Plava Voda – the Blue Spring
First things next morning I went to see the river emerging from a rockface as Bredana had described it to me. I still could not imagine what this was like. Well, it was like promised. Lots of water was gushing out of the rock, immediately forming a small stream that runs through town. Amazing was how much the streams cooled down the air in its immediate surroundings, making the area a popular meeting place in town. It is a not only a nice short stroll along the stream, but a great place to hang out in the few cafés and souvenir stalls.
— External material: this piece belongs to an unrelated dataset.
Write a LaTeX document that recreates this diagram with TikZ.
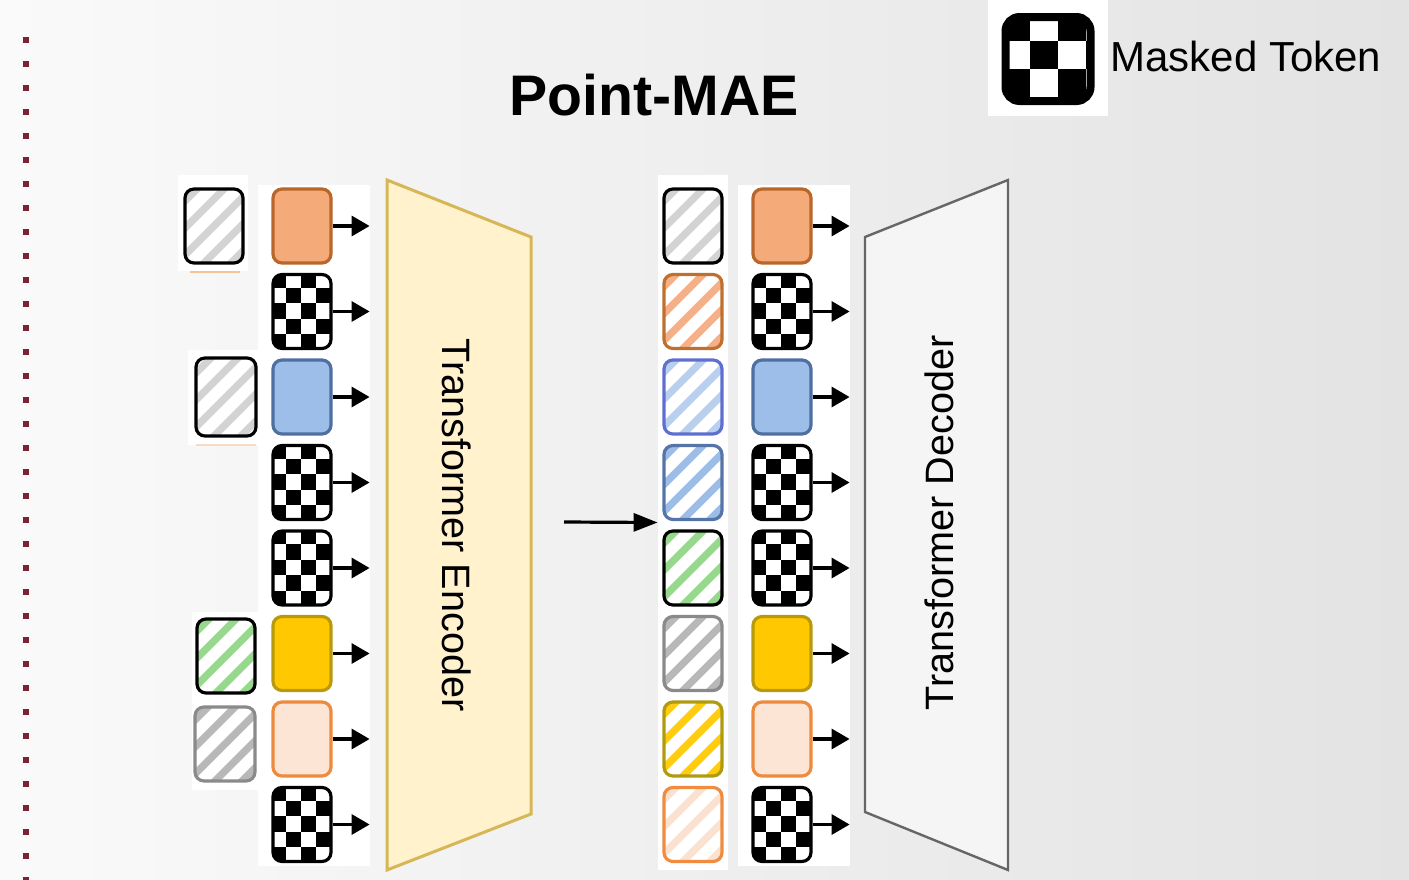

Ivo Andric – Bosnia’s most famous writer
Travnik is also the hometown of Ivo Andric. So next on the agenda was the former home / now museum of Ivo Andric, Bosnia’s most famous and honored writer. I could not find anybody to sell me a ticket or allow me into the small museum that displays some of his books and some personal items. I was about to up when —- Bedrana arrived who was spending the Easter holidays holiday with her family in Travnik. First and last time we met was months ago in Graz/Austria. She took matters into her hand and a lovely lady gave us an informative tour. I bought the book The Bridge on the Drina which is a travel through time, from when the bridge was built under a determined but brutal Ottoman governor to the late days of the Habsburg Empire.
Two schools under one roof – ethnic Segregation in 2017
To be honest I would not have noticed it if Bedrana had not pointed it out. Across a small stream was a large building painted in two different colors. The larger section was blue and looked well kept, whereas the left and smaller section was painted in a fading yellow and it looked a bit run down, full of graffiti. The blue section was so nice looking because it had been renovated by the Catholic church and for the „Croatian“ students. It was also better equipped I heard, whereas the left section of the building was the public school for Muslim students. If you think there is no stronger way to tell somebody you are inferior, wait. After the renovation was finished, a fence was put around the Catholic section, so the kids – god forbid – cannot mingle during break. Bedrana told me it is not the only school in Bosnia that segregates students that way, but she also mentioned that students and parents from both sides protest against this policy. To me this segregated school in Travnik showed how torn and Bosnia’s society still is.
Rural Bosnia – full of Nostalgia
A drive through the peaceful country side took our minds of this atrocious injustice. We passed by Bedrana’s grandmother and her father’s former home, which he was in the process of fixing up.
Lots of Bosnians who now live in Germany or Austria are spending their holiday in the villages they came from, trying to keep memories alive and keep in touch with those family members who never left. Some houses still show serious destruction from the war and decay that followed. Very often these are properties where the ownership is in doubt or people argue over it.
A rather absurd fact was that everybody seems to grow strawberries now, to be exported. Bedrana told me that so much toxic stuff was put on them that the farmers received precise instructions how to handle them.